In his free time, Rowe continued to work on his music. Then, in October, Rowe created the “Go Cardinals” song, which rapidly found popularity. After visiting several television stations one morning to promote his new song, he realized his days as a janitor were over.
“I’m thinking to myself as I’m cleaning—as I’m mopping a floor—is this really real? Then I see a kid running down the hallway, and the teacher almost had to pull him off me. Then I (thought), ‘Yeah, I can’t do this anymore,’” Rowe said.
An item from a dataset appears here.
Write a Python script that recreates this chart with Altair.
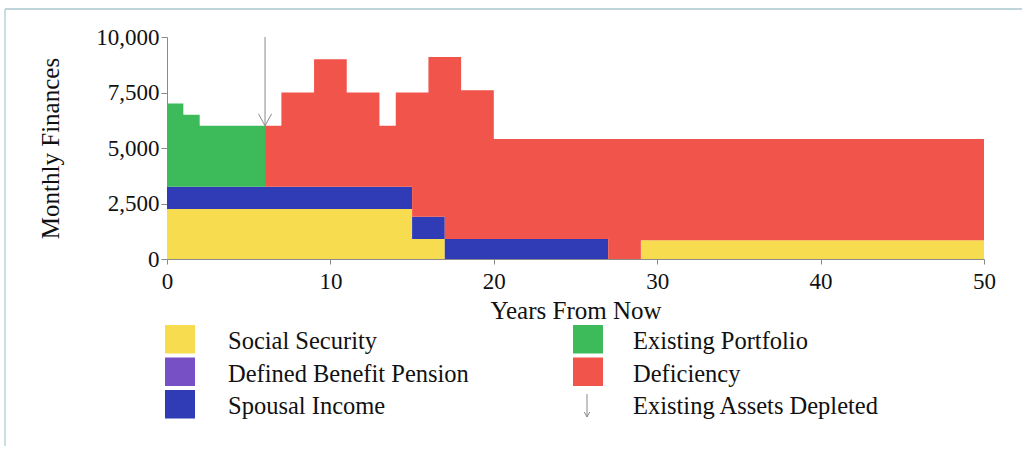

Rowe quit his job and started riding the wave of success off his song. Because he wasn’t signed with a major label, Rowe didn’t make any royalties off his song getting played on the radio. However, Rowe said he uploaded his song on iTunes, which was where he made money. After the World Series, he started visiting schools, including St. Gerard, to tell kids his message of never giving up on their dreams.
“That (song) helped me gain so many fans,” he said.
In between school visits, he started working on his next album, “Small City, Big Dreams,” which he dropped last year. He plans to release his next album “Student Loans” this August. Currently, Rowe is also working with Akon and Nelly in production of their new albums while touring around the country. He performed with Nelly on Aug. 2 in Poplar Bluff.
Rowe said he doesn’t know where he wants to go with his rap career and said that, after losing everything in Atlanta, he doesn’t put faith in things he can’t control anymore. Instead, he’s just focusing on his passion for music.
“I don’t even want to be famous,” Rowe said. “I just want to inspire somebody to let you know you can do anything in the world…Most famous people are broke. I’d rather have a cult following, have millions of dollars in the bank and wear white T-shirts.”